>> Start Supplied data
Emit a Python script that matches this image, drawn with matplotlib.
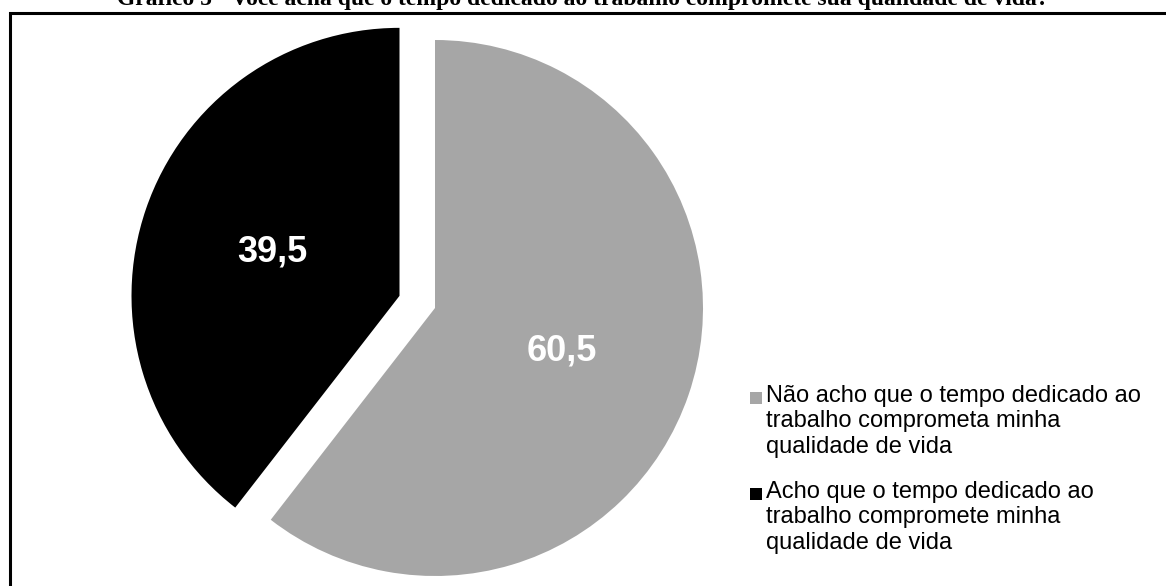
import matplotlib.pyplot as plt
from matplotlib.patches import Rectangle

# survey answers (%)
labels = ['Não acho que o tempo dedicado ao\ntrabalho comprometa minha\nqualidade de vida',
          'Acho que o tempo dedicado ao\ntrabalho compromete minha\nqualidade de vida']
values = [60.5, 39.5]
colors = ['#a6a6a6', '#000000']
title = 'Gráfico 5 - Você acha que o tempo dedicado ao trabalho compromete sua qualidade de vida?'

W, H = 1166, 586
fig = plt.figure(figsize=(W / 100, H / 100), dpi=100)
ax = fig.add_axes([0, 0, 1, 1])
ax.set_xlim(0, W)
ax.set_ylim(0, H)
ax.set_aspect('equal')
ax.axis('off')

# frame around the chart area (open on the right and bottom edges)
ax.add_patch(Rectangle((9.5, -10), W + 20, H - 13 + 10, fill=False,
                       edgecolor='black', linewidth=2.2))

R = 268
wedges, texts, autotexts = ax.pie(
    values, colors=colors, startangle=90, counterclock=False,
    explode=[0, 0.14 * R], center=(435, H - 308), radius=R,
    autopct=lambda p: f'{p:.1f}'.replace('.', ','), pctdistance=0.5,
    textprops=dict(color='white', fontsize=26, fontweight='bold',
                   family='Liberation Sans'),
    wedgeprops=dict(linewidth=0))
ax.set_xlim(0, W)
ax.set_ylim(0, H)

# legend drawn by hand so the marker sits on the first line
leg_y = [398, 494]
for y, lab, c in zip(leg_y, labels, colors):
    ax.add_patch(Rectangle((750, H - y - 6), 12, 12, color=c, linewidth=0))
    ax.text(766, H - y + 13, lab, fontsize=17, family='Liberation Sans',
            va='top', ha='left', linespacing=1.2)

fig.text(0.5, 1 - 5 / H, title, ha='center', va='baseline',
         fontsize=17, fontweight='bold', family='Liberation Serif')

fig.savefig('out.png', dpi=100)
>> End Supplied data
## Stated exercise
Skip every picture and return the lines above from the top through the one that contains "title = 'Gráfico".

## Response for this exercise
Emit a Python script that matches this image, drawn with matplotlib.
import matplotlib.pyplot as plt
from matplotlib.patches import Rectangle

# survey answers (%)
labels = ['Não acho que o tempo dedicado ao\ntrabalho comprometa minha\nqualidade de vida',
          'Acho que o tempo dedicado ao\ntrabalho compromete minha\nqualidade de vida']
values = [60.5, 39.5]
colors = ['#a6a6a6', '#000000']
title = 'Gráfico 5 - Você acha que o tempo dedicado ao trabalho compromete sua qualidade de vida?'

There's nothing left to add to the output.